Ainda que duvide que estes protestos levem à queda do primeiro-ministro, justifica a sua presença nas manifestações semanais com "o dever de mostrar que os reféns não estão sozinhos, quando lhes falta o Governo", embora assinale que são cada vez mais participados desde os ataques israelitas contra a delegação negocial do Hamas no Qatar, no passado dia 09.
"O primeiro-ministro devia ouvir os seus chefes militares e de segurança, que o avisaram para o caminho errado desta guerra, e ser responsabilizado por mantê-la", reclama Tobie, 54 anos, perto do pequeno bloco de apartamentos onde mora Netanyahu, numa zona nobre de Jerusalém.
A linguista também adverte para os danos à imagem do país, embora deixe um apelo a todos que defendem o isolamento de Telavive e sanções internacionais: "Isso só vai prejudicar os cidadãos israelitas.
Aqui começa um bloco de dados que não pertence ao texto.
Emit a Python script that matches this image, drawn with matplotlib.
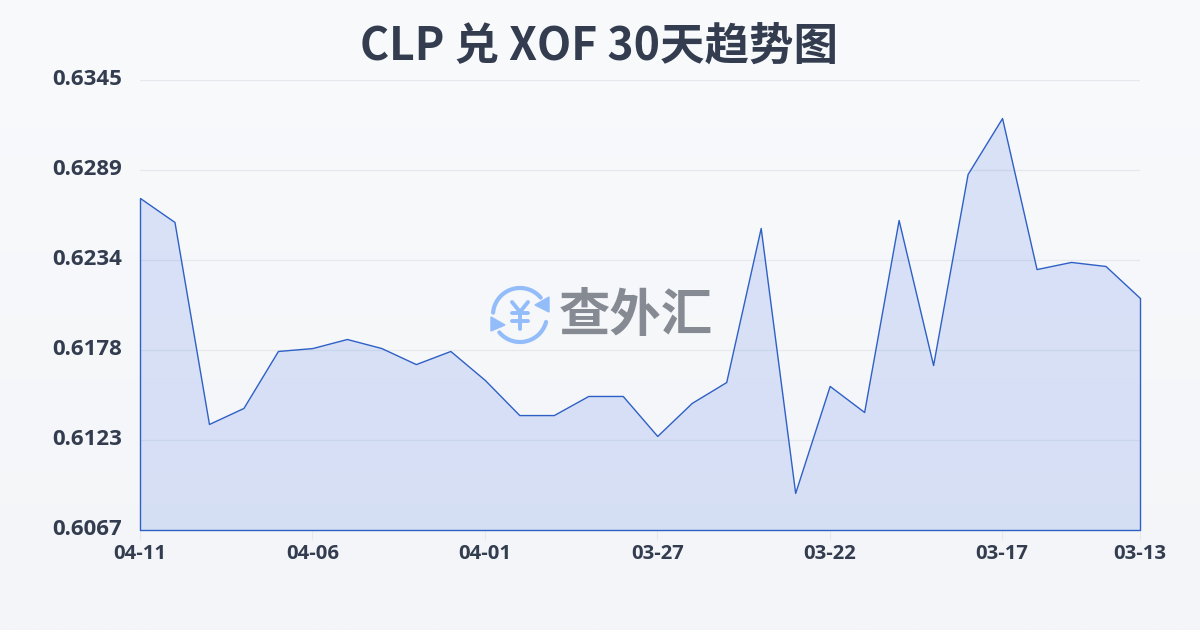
import numpy as np
import matplotlib
matplotlib.use('Agg')
import matplotlib.pyplot as plt
from matplotlib.colors import to_rgba
from matplotlib.patches import Polygon
from matplotlib.transforms import ScaledTranslation

plt.rcParams['font.family'] = ['Noto Sans CJK SC', 'DejaVu Sans']

# Data, newest first as in the chart
rates = [0.62721, 0.62573, 0.61325, 0.61424, 0.61776, 0.61794, 0.61850, 0.61794,
         0.61695, 0.61776, 0.61597, 0.61380, 0.61380, 0.61498, 0.61498, 0.61251,
         0.61455, 0.61584, 0.62536, 0.60899, 0.61560, 0.61399, 0.62585, 0.61689,
         0.62869, 0.63215, 0.62282, 0.62326, 0.62301, 0.62103]
x_pos = list(range(len(rates)))
x_tick_pos = [0, 5, 10, 15, 20, 25, 29]
x_labels = ['04-11', '04-06', '04-01', '03-27', '03-22', '03-17', '03-13']
y_bottom = 0.6067
y_top = 0.6345
y_labels = ['0.6345', '0.6289', '0.6234', '0.6178', '0.6123', '0.6067']
title = 'CLP 兑 XOF 30天趋势图'

W, H = 1200, 630
TEXT = '#333d4f'
LINE = '#2f60c6'
GRID = '#e6e8ed'
ICON = '#93bcfa'

fig = plt.figure(figsize=(W / 100, H / 100), dpi=100)

# Background gradient
bg = fig.add_axes([0, 0, 1, 1], zorder=0)
bg.imshow(np.linspace(0, 1, 256).reshape(-1, 1),
          cmap=matplotlib.colors.LinearSegmentedColormap.from_list(
              'bg', ['#f8fafc', '#f3f5f8']),
          aspect='auto', extent=[0, 1, 0, 1])
bg.axis('off')

ax = fig.add_axes([140 / W, 1 - 530 / H, 1000 / W, 450 / H], zorder=1)
ax.patch.set_alpha(0)
ax.set_xlim(x_pos[0], x_pos[-1])
ax.set_ylim(y_bottom, y_top)

# Translucent fill so the gridlines show through, opaque outline
ax.fill_between(x_pos, rates, y_bottom, facecolor=to_rgba('#2f62e0', 0.15),
                edgecolor=LINE, linewidth=1.0, zorder=2, clip_on=False)

y_ticks = np.linspace(y_top, y_bottom, len(y_labels))
ax.set_yticks(y_ticks)
ax.set_yticklabels(y_labels, fontsize=16, fontweight='bold', color=TEXT,
                   family=['Open Sans', 'DejaVu Sans'])
ax.set_xticks(x_tick_pos)
ax.set_xticklabels(x_labels, fontsize=14.6, fontweight='bold', color=TEXT,
                   family=['Open Sans', 'DejaVu Sans'])
ax.tick_params(axis='y', length=0, pad=13)
ax.tick_params(axis='x', length=7, width=0.8, color=GRID, pad=3)
ax.grid(axis='y', color=GRID, linewidth=0.9)
ax.set_axisbelow(True)
for s in ax.spines.values():
    s.set_visible(False)

# Labels sit a little above their gridlines in the original
up = ScaledTranslation(0, 2 / 72, fig.dpi_scale_trans)
for lab in ax.get_yticklabels():
    lab.set_transform(lab.get_transform() + up)

fig.text(599 / W, 1 - 47 / H, title, ha='center', va='center', fontsize=32,
         fontweight='bold', color=TEXT)

# Watermark logo on a pixel overlay
ov = fig.add_axes([0, 0, 1, 1], zorder=3)
ov.set_xlim(0, W)
ov.set_ylim(H, 0)
ov.axis('off')
ov.patch.set_alpha(0)

cx, cy, r = 520, 315, 27
for a0, a1 in [(175, 40), (-15, -140)]:
    t = np.radians(np.linspace(a0, a1, 40))
    ov.plot(cx + r * np.cos(t), cy - r * np.sin(t), color=ICON, lw=3.0,
            solid_capstyle='round')
ov.add_patch(Polygon([(549, 297), (549, 312), (535, 305)], color=ICON))
ov.add_patch(Polygon([(491, 317), (491, 331), (505, 325)], color=ICON))
ov.plot([512, 520, 528], [302, 312, 302], color=ICON, lw=2.8, solid_capstyle='round')
ov.plot([512, 528], [313, 313], color=ICON, lw=2.8, solid_capstyle='round')
ov.plot([512, 528], [321, 321], color=ICON, lw=2.8, solid_capstyle='round')
ov.plot([520, 520], [312, 329], color=ICON, lw=2.8, solid_capstyle='round')
ov.text(636, 315, '查外汇', ha='center', va='center', fontsize=37,
        fontweight='bold', color='#868a92')

fig.savefig('out.png', dpi=100)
Quero que o mundo saiba que muitos de nós somos totalmente contra o que se está a passar e as sondagens mostram uma grande maioria favorável à recuperação dos reféns pela negociação".
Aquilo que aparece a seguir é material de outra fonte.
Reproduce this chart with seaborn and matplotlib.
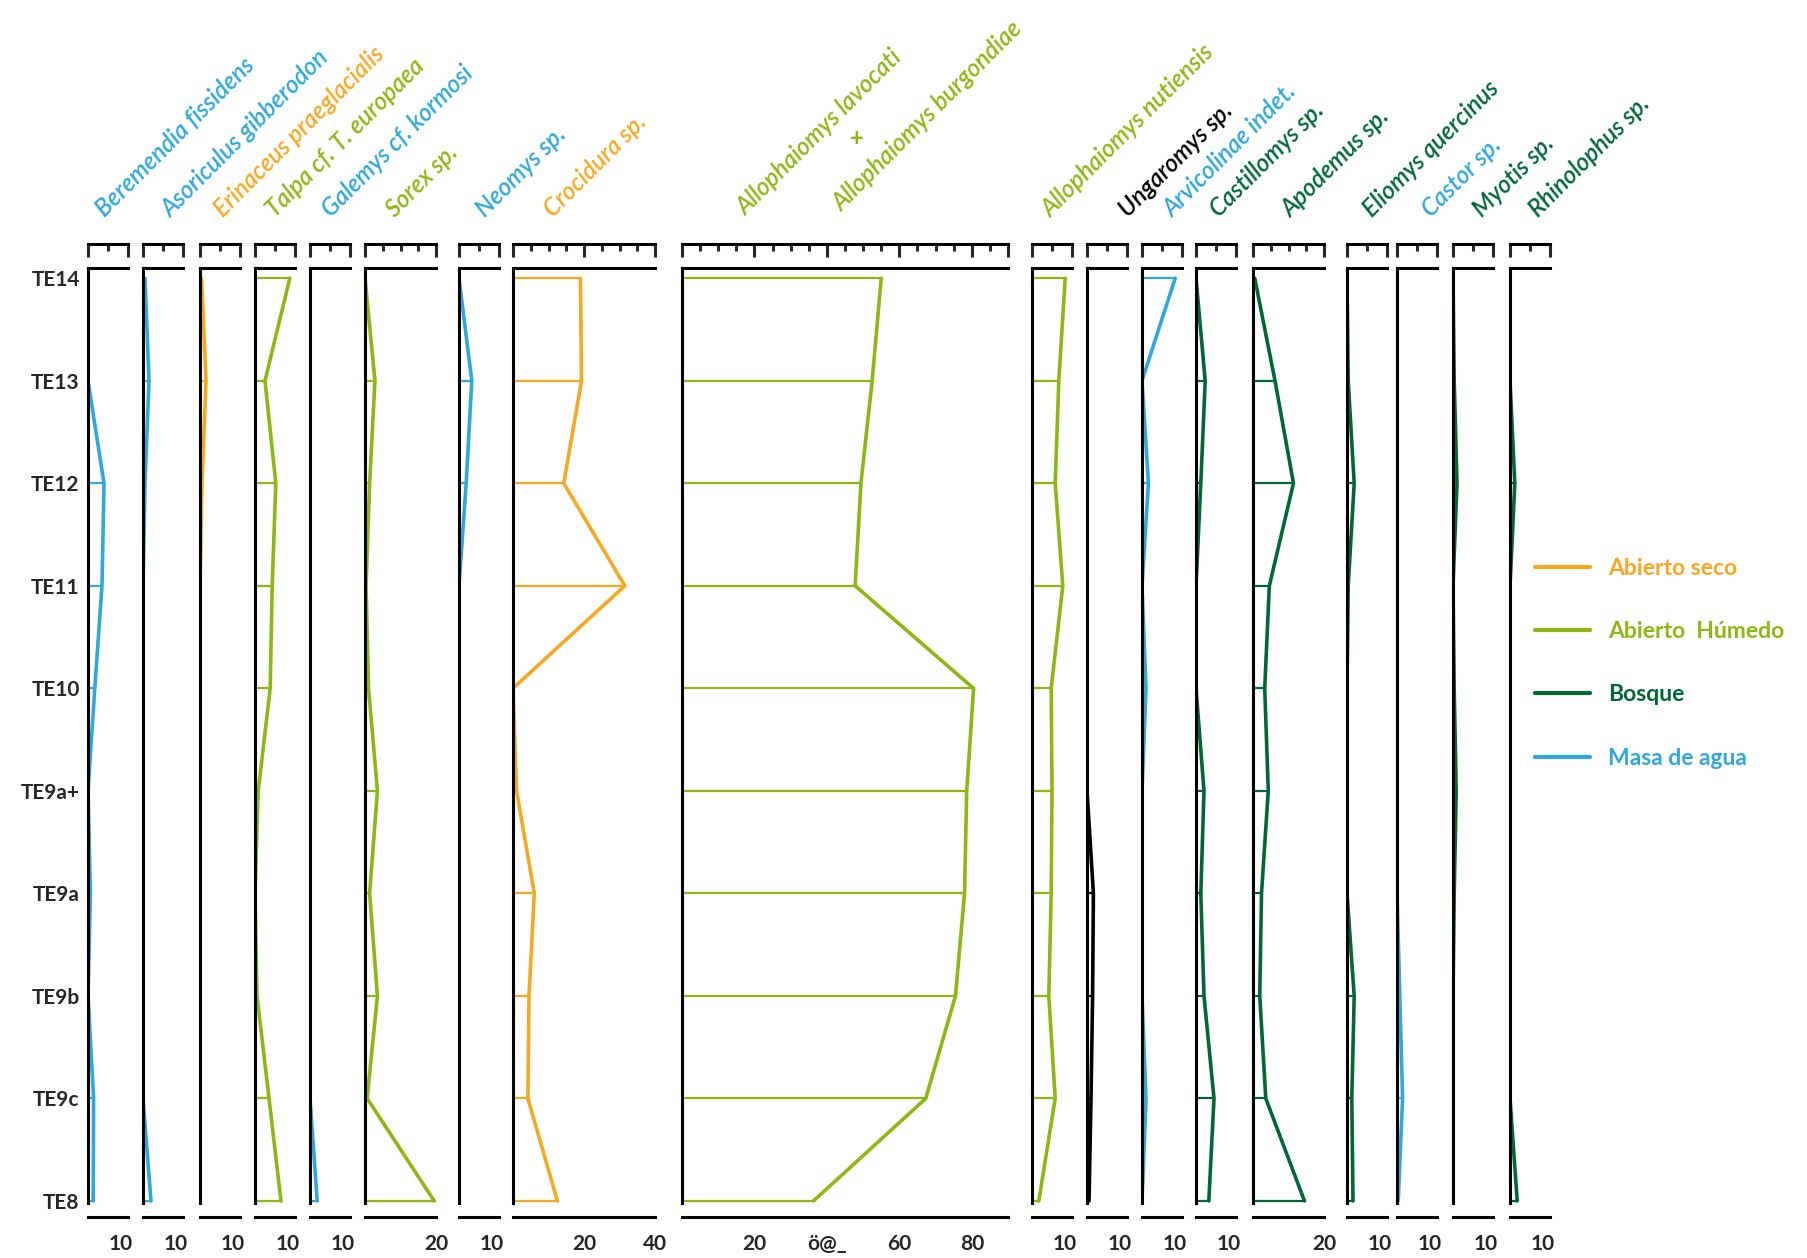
import matplotlib

matplotlib.use("Agg")
import matplotlib.pyplot as plt
import pandas as pd
import seaborn as sns
from matplotlib.lines import Line2D
from matplotlib.transforms import ScaledTranslation

levels = ["TE14", "TE13", "TE12", "TE11", "TE10", "TE9a+", "TE9a", "TE9b", "TE9c", "TE8"]

# percentages, top (TE14) to bottom (TE8)
beremendia = [0, 0, 4.0, 3.5, 1.7, 0, 0.6, 0, 1.4, 1.3]
asoriculus = [0.5, 1.5, 0.5, 0, 0, 0, 0, 0, 0, 2.0]
erinaceus = [0.4, 1.5, 0.5, 0, 0, 0, 0, 0, 0, 0]
talpa = [8.7, 2.5, 5.2, 4.3, 3.8, 0.8, 0, 0.5, 3.5, 6.5]
galemys = [0, 0, 0, 0, 0, 0, 0, 0, 0, 1.8]
sorex = [0, 2.8, 1.3, 0.3, 1.0, 3.5, 1.3, 3.5, 0.6, 19.5]
neomys = [0, 3.2, 1.8, 0, 0, 0, 0, 0, 0, 0]
crocidura = [19.0, 19.3, 14.3, 31.5, 0, 1.0, 6.0, 4.5, 4.2, 12.5]
allophaiomys_lb = [55.0, 52.5, 49.4, 47.8, 80.5, 78.6, 78.0, 75.5, 67.3, 36.3]
allophaiomys_n = [8.3, 6.7, 5.8, 7.7, 4.8, 5.0, 4.8, 4.2, 5.8, 1.7]
ungaromys = [0, 0, 0, 0, 0, 0, 1.6, 1.4, 1.0, 0.5]
arvicolinae = [8.3, 0, 1.6, 0, 1.0, 0, 0, 0, 1.0, 0]
castillomys = [0, 2.3, 1.2, 0, 0, 2.0, 1.2, 2.0, 4.5, 3.2]
apodemus = [0.5, 6.2, 11.4, 4.6, 3.3, 4.3, 2.4, 1.9, 3.6, 14.5]
eliomys = [0, 0.3, 1.8, 0.3, 0, 0, 0, 1.8, 1.2, 1.5]
castor = [0, 0, 0, 0, 0, 0, 0, 0.7, 1.4, 0.3]
myotis = [0, 0.3, 1.0, 0, 0.3, 0.8, 0.3, 0, 0, 0]
rhinolophus = [0, 0, 1.2, 0, 0, 0, 0, 0, 0, 1.8]

taxa = [
    "Beremendia fissidens", "Asoriculus gibberodon", "Erinaceus praeglacialis",
    "Talpa cf. T. europaea", "Galemys cf. kormosi", "Sorex sp.", "Neomys sp.",
    "Crocidura sp.", "Allophaiomys lavocati + Allophaiomys burgondiae",
    "Allophaiomys nutiensis", "Ungaromys sp.", "Arvicolinae indet.", "Castillomys sp.",
    "Apodemus sp.", "Eliomys quercinus", "Castor sp.", "Myotis sp.", "Rhinolophus sp.",
]
series = [
    beremendia, asoriculus, erinaceus, talpa, galemys, sorex, neomys, crocidura,
    allophaiomys_lb, allophaiomys_n, ungaromys, arvicolinae, castillomys, apodemus,
    eliomys, castor, myotis, rhinolophus,
]
groups = [
    "Masa de agua", "Masa de agua", "Abierto seco", "Abierto  Húmedo", "Masa de agua",
    "Abierto  Húmedo", "Masa de agua", "Abierto seco", "Abierto  Húmedo", "Abierto  Húmedo",
    None, "Masa de agua", "Bosque", "Bosque", "Bosque", "Masa de agua", "Bosque", "Bosque",
]
scale_max = [10, 10, 10, 10, 10, 20, 10, 40, 90, 10, 10, 10, 10, 20, 10, 10, 10, 10]
bottom_labels = [
    {10: "10"}, {10: "10"}, {10: "10"}, {10: "10"}, {10: "10"}, {20: "20"}, {10: "10"},
    {20: "20", 40: "40"}, {20: "20", 40: "ö@_", 60: "60", 80: "80"},
    {10: "10"}, {10: "10"}, {10: "10"}, {10: "10"}, {20: "20"}, {10: "10"}, {10: "10"},
    {10: "10"}, {10: "10"},
]

group_colors = {
    "Abierto seco": "#F7A823",
    "Abierto  Húmedo": "#8DB814",
    "Bosque": "#006835",
    "Masa de agua": "#2FA8DC",
}

# layout in pixels of the 1807x1258 picture
W, H = 1807, 1258
panel_left = [88, 143, 200, 255, 310, 365, 459, 513, 682, 1032, 1087, 1142, 1196, 1253, 1347, 1397, 1453, 1510]
panel_width = [40, 40, 40, 40, 40, 71, 40, 142, 326, 40, 40, 40, 40, 71, 40, 40, 40, 40]
top_px, bot_px = 268, 1203
name_x = [105, 171, 223, 275, 331, 395, 485, 553, None, 1051, 1128, 1173, 1219, 1291, 1372, 1431, 1482, 1538]
name_y = 218

records = []
for taxon, vals in zip(taxa, series):
    for i, (lv, v) in enumerate(zip(levels, vals)):
        records.append((taxon, lv, i, v))
df = pd.DataFrame(records, columns=["taxon", "level", "pos", "value"])

sns.set_style("white")
plt.rcParams["font.family"] = ["Lato", "DejaVu Sans"]
plt.rcParams["axes.edgecolor"] = "black"
plt.rcParams["axes.linewidth"] = 2.2

fig = plt.figure(figsize=(W / 100, H / 100), dpi=100)
fig.patch.set_facecolor("white")
shift_left = ScaledTranslation(-7 / 100, 0, fig.dpi_scale_trans)

panel_h = bot_px - top_px
for k, taxon in enumerate(taxa):
    xmax = scale_max[k]
    ax = fig.add_axes([panel_left[k] / W, 1 - bot_px / H, panel_width[k] / W, panel_h / H])
    color = group_colors.get(groups[k], "black")
    sub = df[df["taxon"] == taxon]

    nz = sub[sub["value"] > 0]
    ax.hlines(nz["pos"], 0, nz["value"], color=color, lw=1.6)
    sns.lineplot(
        data=sub, x="value", y="pos", orient="y", sort=False, estimator=None,
        color=color, lw=2.6, ax=ax,
    )

    ax.set_xlim(0, xmax)
    ax.set_ylim(9.02, -0.1)
    ax.set_xlabel("")
    ax.set_ylabel("")
    ax.set_facecolor("none")
    ax.spines["right"].set_visible(False)
    ax.spines["bottom"].set_position(("outward", 10))

    major = sorted(set([0, xmax] + list(bottom_labels[k])))
    minor = [m for m in range(0, xmax + 1, 5) if m not in major]
    ax.set_xticks(major, [bottom_labels[k].get(m, "") for m in major])
    ax.set_xticks(minor, minor=True)
    ax.tick_params(axis="x", which="major", direction="out", length=9, width=2.2,
                   labelsize=15, pad=3, top=False)
    ax.tick_params(axis="x", which="minor", direction="out", length=5, width=2.2, top=False)
    for lbl in ax.get_xticklabels():
        lbl.set_fontweight("bold")
        if xmax == 10:
            lbl.set_transform(lbl.get_transform() + shift_left)

    sec = ax.secondary_xaxis(1 + 24 / panel_h)
    sec.set_ticks(major)
    sec.set_ticks(minor, minor=True)
    sec.tick_params(axis="x", which="major", direction="in", length=9, width=2.2, labeltop=False)
    sec.tick_params(axis="x", which="minor", direction="in", length=5, width=2.2, labeltop=False)
    sec.spines["top"].set_linewidth(2.2)

    if k == 0:
        ax.set_yticks(range(len(levels)), levels)
        ax.tick_params(axis="y", length=0, labelsize=15, pad=6)
        for lbl in ax.get_yticklabels():
            lbl.set_fontweight("bold")
    else:
        ax.set_yticks([])

    if name_x[k] is not None:
        fig.text(name_x[k] / W, 1 - name_y / H, taxon, rotation=45, rotation_mode="anchor",
                 ha="left", va="baseline", color=color, fontsize=17.5, style="italic",
                 fontweight="semibold")

lb_color = group_colors["Abierto  Húmedo"]
fig.text(746 / W, 1 - 216 / H, "Allophaiomys lavocati", rotation=45, rotation_mode="anchor",
         ha="left", va="baseline", color=lb_color, fontsize=17.5, style="italic",
         fontweight="semibold")
fig.text(857 / W, 1 - 139 / H, "+", ha="center", va="center", color=lb_color,
         fontsize=17, fontweight="bold")
fig.text(842 / W, 1 - 212 / H, "Allophaiomys burgondiae", rotation=45, rotation_mode="anchor",
         ha="left", va="baseline", color=lb_color, fontsize=17.5, style="italic",
         fontweight="semibold")

handles = [Line2D([], [], color=c, lw=3) for c in group_colors.values()]
fig.legend(
    handles, list(group_colors.keys()), loc="upper left",
    bbox_to_anchor=(1514 / W, 1 - 537 / H), frameon=False, labelcolor="linecolor",
    prop={"family": "Lato", "weight": "bold", "size": 16.5},
    handlelength=2.4, handletextpad=0.8, labelspacing=1.85,
)

fig.savefig("out.png", dpi=100, facecolor="white")
plt.close(fig)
Do mesmo modo, considera que o reconhecimento do Estado da Palestina, que Portugal vai anunciar no domingo, a que seguirão outros nove países, incluindo França e Reino Unido, "não passará de uma declaração no papel, quando o que é preciso é um acordo de paz" e não da legitimação de "uma Autoridade Palestiniana corrupta e que apoia o terrorismo num estado lado a lado com Israel".
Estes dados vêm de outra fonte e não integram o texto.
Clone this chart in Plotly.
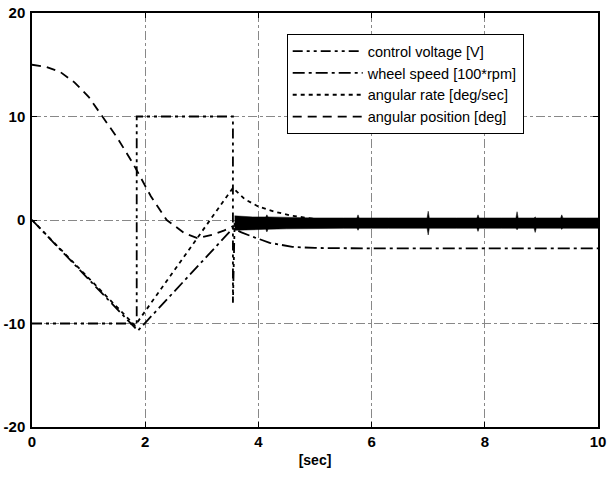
import plotly.graph_objects as go

# ---- data ----
cv_t = [0, 1.85, 1.85, 3.55, 3.55, 3.58]
cv_v = [-10, -10, 10, 10, -8, -0.3]

ws_t = [0, 1.87, 3.55, 3.7, 3.94, 4.2, 4.6, 5.0, 6.0, 7.0, 8.0, 9.0, 10.0]
ws_v = [0, -10.7, -0.8, -1.2, -1.7, -2.2, -2.6, -2.7, -2.75, -2.75, -2.75, -2.75, -2.75]

ar_t = [0, 1.82, 3.55, 3.76, 4.0, 4.29, 4.6, 5.0, 6.0, 8.0, 10.0]
ar_v = [0, -10.2, 3.1, 2.0, 1.3, 0.8, 0.4, 0.1, 0.0, 0.0, 0.0]

ap_t = [0, 0.25, 0.5, 0.75, 1.0, 1.25, 1.5, 1.78, 2.1, 2.38, 2.7, 2.92, 3.2, 3.4, 3.55, 4.0, 6.0, 8.0, 10.0]
ap_v = [15, 14.8, 14.3, 13.3, 11.9, 10.0, 8.0, 5.5, 2.3, 0.0, -1.3, -1.75, -1.4, -1.0, -0.6, -0.3, -0.3, -0.3, -0.3]

# chatter band of control voltage after 3.58 s (upper / lower envelope)
band_t  = [3.58, 3.7, 3.9, 4.13, 4.15, 4.17, 4.5, 5.0, 5.5, 5.74, 5.76, 5.78, 6.3, 6.98, 7.0, 7.02,
           7.5, 7.86, 7.88, 7.9, 8.3, 8.55, 8.57, 8.59, 8.87, 8.89, 8.91, 9.34, 9.36, 9.38, 9.8, 10.0]
band_hi = [0.4, 0.35, 0.3, 0.3, 0.5, 0.3, 0.25, 0.2, 0.2, 0.2, 0.5, 0.2, 0.2, 0.2, 0.85, 0.2,
           0.2, 0.2, 0.5, 0.2, 0.2, 0.2, 0.8, 0.2, 0.2, 0.3, 0.2, 0.2, 0.5, 0.2, 0.2, 0.2]
band_lo = [-1.0, -1.0, -0.95, -0.9, -1.15, -0.9, -0.85, -0.8, -0.8, -0.8, -1.0, -0.8, -0.8, -0.8, -1.45, -0.8,
           -0.8, -0.8, -1.1, -0.8, -0.8, -0.8, -0.95, -0.8, -0.8, -1.2, -0.8, -0.8, -0.9, -0.8, -0.8, -0.8]

x_ticks = [0, 2, 4, 6, 8, 10]
y_ticks = [-20, -10, 0, 10, 20]

fig = go.Figure()

fig.add_trace(go.Scatter(
    x=band_t + band_t[::-1], y=band_hi + band_lo[::-1],
    fill="toself", fillcolor="black", mode="lines",
    line=dict(color="black", width=0.5), showlegend=False, hoverinfo="skip"))

lw = 1.8
fig.add_trace(go.Scatter(x=cv_t, y=cv_v, mode="lines", name="control voltage [V]",
                         line=dict(color="black", width=lw, dash="10px,4px,3px,4px,3px,4px")))
fig.add_trace(go.Scatter(x=ws_t, y=ws_v, mode="lines", name="wheel speed [100*rpm]",
                         line=dict(color="black", width=lw, dash="12px,4px,3px,4px")))
fig.add_trace(go.Scatter(x=ar_t, y=ar_v, mode="lines", name="angular rate [deg/sec]",
                         line=dict(color="black", width=lw, dash="4px,4px")))
fig.add_trace(go.Scatter(x=ap_t, y=ap_v, mode="lines", name="angular position [deg]",
                         line=dict(color="black", width=lw, dash="9px,6px")))

axis_font = dict(family="Liberation Sans", size=15, color="black", weight="bold")

fig.update_xaxes(range=[0, 10], tickvals=x_ticks, ticktext=[str(v) for v in x_ticks],
                 ticks="inside", ticklen=5, tickcolor="black", mirror="ticks",
                 showline=True, linecolor="black", linewidth=1.5,
                 showgrid=True, gridcolor="#888888", gridwidth=0.8, griddash="dashdot",
                 zeroline=False, tickfont=axis_font, automargin=False,
                 title=dict(text="[sec]", font=dict(family="Liberation Sans", size=14, color="black", weight="bold"),
                            standoff=6))
fig.update_yaxes(range=[-20, 20], tickvals=y_ticks, ticktext=[str(v) for v in y_ticks],
                 ticks="inside", ticklen=5, tickcolor="black", mirror="ticks",
                 showline=True, linecolor="black", linewidth=1.5,
                 showgrid=True, gridcolor="#888888", gridwidth=0.8, griddash="dashdot",
                 zeroline=False, tickfont=axis_font, automargin=False, ticklabelstandoff=2)

fig.update_layout(
    width=613, height=496,
    margin=dict(l=32, r=15, t=13, b=69, autoexpand=False),
    paper_bgcolor="white", plot_bgcolor="white",
    font=dict(family="Liberation Sans", color="black"),
    legend=dict(x=0.45, y=0.949, xanchor="left", yanchor="top",
                bgcolor="white", bordercolor="black", borderwidth=1,
                font=dict(family="Liberation Sans", size=14.5, color="black"),
                tracegroupgap=0, itemwidth=70),
)

fig.write_html("out.html", config={"displayModeBar": False},
               post_script="document.body.style.margin='0px';document.body.style.overflow='hidden';")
Os israelitas "vivem um trauma desde 7 de outubro e esse trauma só vai acabar quando os reféns voltarem para casa", frisa ainda Tobie, observando que Netanyahu desrespeita "o valor de que é ninguém ficar para trás e que é muito forte e importante em Israel".
Os protestos de hoje em Jerusalém e Telavive contaram igualmente com discursos de pessoas diretamente envolvidas na crise dos reféns na Faixa de Gaza, dos quais se estima que apenas 20 estejam vivos.
"Eu não sou o foco aqui. Não sou eu que importa. Mas que tipo de país somos nós se abandonarmos os nossos? O que acontece com a nossa nação se estivermos dispostos a sacrificar os reféns?", questionou Lair Hornum, um sobrevivente dos túneis do Hamas, que relatou a sua sensação de morte iminente quando o local onde se encontrava em cativeiro foi bombardeado pelas forças israelitas.
O Exército tem em execução um plano que visa a ocupação da Cidade de Gaza, com vista à eliminação dos últimos redutos do grupo islamita palestiniano e recuperação dos últimos reféns, apesar dos avisos das chefias militares de que a operação pode colocar as suas vidas em perigo.
O plano prevê ainda a deslocação de quase um milhão de habitantes da principal cidade do enclave, gerando uma vaga de crises internacionais, agravadas pela acusação de genocídio por parte de um comité de peritos da ONU, que já tinha declarado situação de fome no norte do território, alegações refutadas por Telavive.
"Setecentos e 15 dias passaram e esta guerra perdeu o rumo. Não está a derrotar o Hamas, não devolveu os reféns e está a isolar Israel a ponto de colocá-lo em perigo existencial. A sua continuação serve ao objetivo do Hamas: esvaziar Israel por dentro e torná-lo num pária aos olhos do mundo", alertou Yoel Ilani, reservista das forças armadas e que só vê na negociação uma saída para o conflito e para a reabilitação do seu país.